The portal is a response to customer demand for a simpler way to price and order wholesale circuits and a means of pulling together multiple systems that Windstream previously operated, which would have required the classic "swivel chair" movement between pricing and ordering systems.
"I had a small separate IT development team dedicated to carriers and we have a separate product market/management group, and a business process group that includes both IT and engineering," says John Nishimoto, VP-Business Development for carrier sales at Windstream.
The product marketing and management team outlined what they wanted in a carrier solutions portal, the business process group translated that into "geek speak," he says, and the IT team took it from there.
The business group and the IT developers worked together, he says, to create a human interface that is intuitive: "It is as simple and logical as possible and not an engineering project," he says.
The initial effort was then debuted for Windstream sales and their feedback was incorporated, and subsequently rolled out for beta customers, whose feedback also helped improve the final product.

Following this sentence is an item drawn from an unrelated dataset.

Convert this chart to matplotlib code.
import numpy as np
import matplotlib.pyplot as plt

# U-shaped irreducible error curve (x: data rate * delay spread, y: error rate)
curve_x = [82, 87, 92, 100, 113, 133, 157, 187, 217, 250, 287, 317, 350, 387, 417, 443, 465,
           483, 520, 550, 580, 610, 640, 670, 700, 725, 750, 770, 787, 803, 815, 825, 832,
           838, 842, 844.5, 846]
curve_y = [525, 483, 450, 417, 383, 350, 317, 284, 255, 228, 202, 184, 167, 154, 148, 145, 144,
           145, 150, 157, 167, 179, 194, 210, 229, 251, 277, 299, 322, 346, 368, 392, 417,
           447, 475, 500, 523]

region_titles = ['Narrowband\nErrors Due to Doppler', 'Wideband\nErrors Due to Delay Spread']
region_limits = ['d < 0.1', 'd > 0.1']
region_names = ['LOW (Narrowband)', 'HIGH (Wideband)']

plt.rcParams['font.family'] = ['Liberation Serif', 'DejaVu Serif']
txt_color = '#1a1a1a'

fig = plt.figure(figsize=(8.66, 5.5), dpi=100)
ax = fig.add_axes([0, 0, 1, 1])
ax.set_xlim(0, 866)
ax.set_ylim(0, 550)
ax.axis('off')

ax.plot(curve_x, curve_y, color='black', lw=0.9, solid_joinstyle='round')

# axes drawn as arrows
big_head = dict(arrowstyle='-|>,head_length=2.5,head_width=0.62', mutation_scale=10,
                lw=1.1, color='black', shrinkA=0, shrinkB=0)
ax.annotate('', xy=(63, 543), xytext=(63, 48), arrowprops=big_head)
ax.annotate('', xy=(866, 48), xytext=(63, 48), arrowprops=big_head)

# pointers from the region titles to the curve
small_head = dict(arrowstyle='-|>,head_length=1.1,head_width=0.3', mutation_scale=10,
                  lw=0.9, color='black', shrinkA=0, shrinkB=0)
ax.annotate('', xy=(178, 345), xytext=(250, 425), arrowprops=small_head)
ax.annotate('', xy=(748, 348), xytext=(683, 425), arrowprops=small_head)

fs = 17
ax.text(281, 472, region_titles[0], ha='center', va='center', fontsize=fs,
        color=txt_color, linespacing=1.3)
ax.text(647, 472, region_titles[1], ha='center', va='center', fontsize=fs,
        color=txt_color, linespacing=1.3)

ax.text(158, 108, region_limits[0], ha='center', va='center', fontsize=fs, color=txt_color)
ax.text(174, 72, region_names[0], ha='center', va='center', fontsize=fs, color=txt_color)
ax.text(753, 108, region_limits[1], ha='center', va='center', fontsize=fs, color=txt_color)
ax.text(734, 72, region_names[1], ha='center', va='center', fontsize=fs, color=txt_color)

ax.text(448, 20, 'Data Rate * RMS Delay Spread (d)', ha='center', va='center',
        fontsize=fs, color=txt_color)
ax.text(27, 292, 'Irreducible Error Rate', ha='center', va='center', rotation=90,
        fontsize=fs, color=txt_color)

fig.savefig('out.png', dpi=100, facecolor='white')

"It was an iterative process," Nishimoto recalls. "And because we have our own IT group, we can incorporate the changes and try things out very quickly. We can't think of everything -- getting that feedback and being able to turn it around and respond is our advantage."
The portal is considered a competitive tool but it has other advantages as well, including a cleaner ordering process based on automation that eliminates human errors, faster time to market (and revenue) for services and more immediate access for customers to expansions in capacity or extensions in footprint. In the latter case, any change in inventory can be added and immediately reflected in what customers see and can order.

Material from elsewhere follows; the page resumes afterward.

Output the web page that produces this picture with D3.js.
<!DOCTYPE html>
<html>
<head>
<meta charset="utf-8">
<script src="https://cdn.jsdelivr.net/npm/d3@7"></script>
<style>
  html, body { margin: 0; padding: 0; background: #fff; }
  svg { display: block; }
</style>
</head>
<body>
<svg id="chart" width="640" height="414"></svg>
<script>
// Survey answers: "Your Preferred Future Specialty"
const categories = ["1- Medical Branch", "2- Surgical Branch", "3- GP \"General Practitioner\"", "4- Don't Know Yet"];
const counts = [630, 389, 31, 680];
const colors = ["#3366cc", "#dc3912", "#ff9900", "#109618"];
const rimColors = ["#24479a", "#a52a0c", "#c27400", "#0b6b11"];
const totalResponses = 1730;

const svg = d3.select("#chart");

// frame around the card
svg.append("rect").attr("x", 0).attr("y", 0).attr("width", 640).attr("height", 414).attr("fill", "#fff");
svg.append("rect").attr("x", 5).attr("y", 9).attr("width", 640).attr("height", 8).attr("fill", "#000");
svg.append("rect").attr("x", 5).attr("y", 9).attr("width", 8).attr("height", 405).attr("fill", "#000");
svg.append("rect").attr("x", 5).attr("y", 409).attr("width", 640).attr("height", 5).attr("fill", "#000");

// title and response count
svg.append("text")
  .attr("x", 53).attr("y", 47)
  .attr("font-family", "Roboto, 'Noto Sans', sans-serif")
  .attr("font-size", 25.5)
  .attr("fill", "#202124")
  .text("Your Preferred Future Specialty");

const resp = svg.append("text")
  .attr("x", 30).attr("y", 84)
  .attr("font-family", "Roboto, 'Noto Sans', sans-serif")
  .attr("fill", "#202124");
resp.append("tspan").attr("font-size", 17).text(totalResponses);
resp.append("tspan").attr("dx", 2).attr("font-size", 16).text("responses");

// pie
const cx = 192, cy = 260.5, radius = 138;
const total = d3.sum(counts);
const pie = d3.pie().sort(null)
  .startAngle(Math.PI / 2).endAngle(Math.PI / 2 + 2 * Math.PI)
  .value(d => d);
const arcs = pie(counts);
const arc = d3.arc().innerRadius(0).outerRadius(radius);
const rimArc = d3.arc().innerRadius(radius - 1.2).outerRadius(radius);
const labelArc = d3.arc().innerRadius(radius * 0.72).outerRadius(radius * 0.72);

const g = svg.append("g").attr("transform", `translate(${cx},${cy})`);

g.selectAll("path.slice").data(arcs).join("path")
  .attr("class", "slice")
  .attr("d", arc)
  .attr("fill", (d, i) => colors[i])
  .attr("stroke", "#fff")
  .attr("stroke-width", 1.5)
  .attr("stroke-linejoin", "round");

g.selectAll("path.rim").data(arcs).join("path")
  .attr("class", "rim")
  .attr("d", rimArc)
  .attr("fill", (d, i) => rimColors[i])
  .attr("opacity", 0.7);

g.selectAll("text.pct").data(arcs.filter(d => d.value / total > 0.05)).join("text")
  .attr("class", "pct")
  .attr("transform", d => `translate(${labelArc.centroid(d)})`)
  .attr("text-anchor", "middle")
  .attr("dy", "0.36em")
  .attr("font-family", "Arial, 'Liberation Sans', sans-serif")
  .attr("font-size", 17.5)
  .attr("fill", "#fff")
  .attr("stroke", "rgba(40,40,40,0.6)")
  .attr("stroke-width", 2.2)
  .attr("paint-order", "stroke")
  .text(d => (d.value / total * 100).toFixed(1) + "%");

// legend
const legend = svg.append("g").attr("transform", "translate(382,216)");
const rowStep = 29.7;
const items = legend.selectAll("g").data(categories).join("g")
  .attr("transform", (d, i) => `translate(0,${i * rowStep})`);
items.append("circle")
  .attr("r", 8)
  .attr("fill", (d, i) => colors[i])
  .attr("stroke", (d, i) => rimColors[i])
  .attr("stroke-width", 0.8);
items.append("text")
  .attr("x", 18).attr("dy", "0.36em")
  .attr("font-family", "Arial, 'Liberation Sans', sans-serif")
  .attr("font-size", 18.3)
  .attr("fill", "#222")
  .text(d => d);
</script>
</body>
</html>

Windstream had gone through a company-wide engineering effort to clean up and consolidate the company's many acquisitions -- 10 in the last nine years -- and to rationalize its different local footprints with the longhaul core network backbone the company built to connect them. That larger system inventory process is ongoing, but this portal sits on top of all of that and abstracts the complexity for Windstream's wholesale customers.
The portal reflects Windstream's move to more standardized pricing and away from what Nishimoto calls "ICB" or individual case basis pricing, another change the company's customers had sought.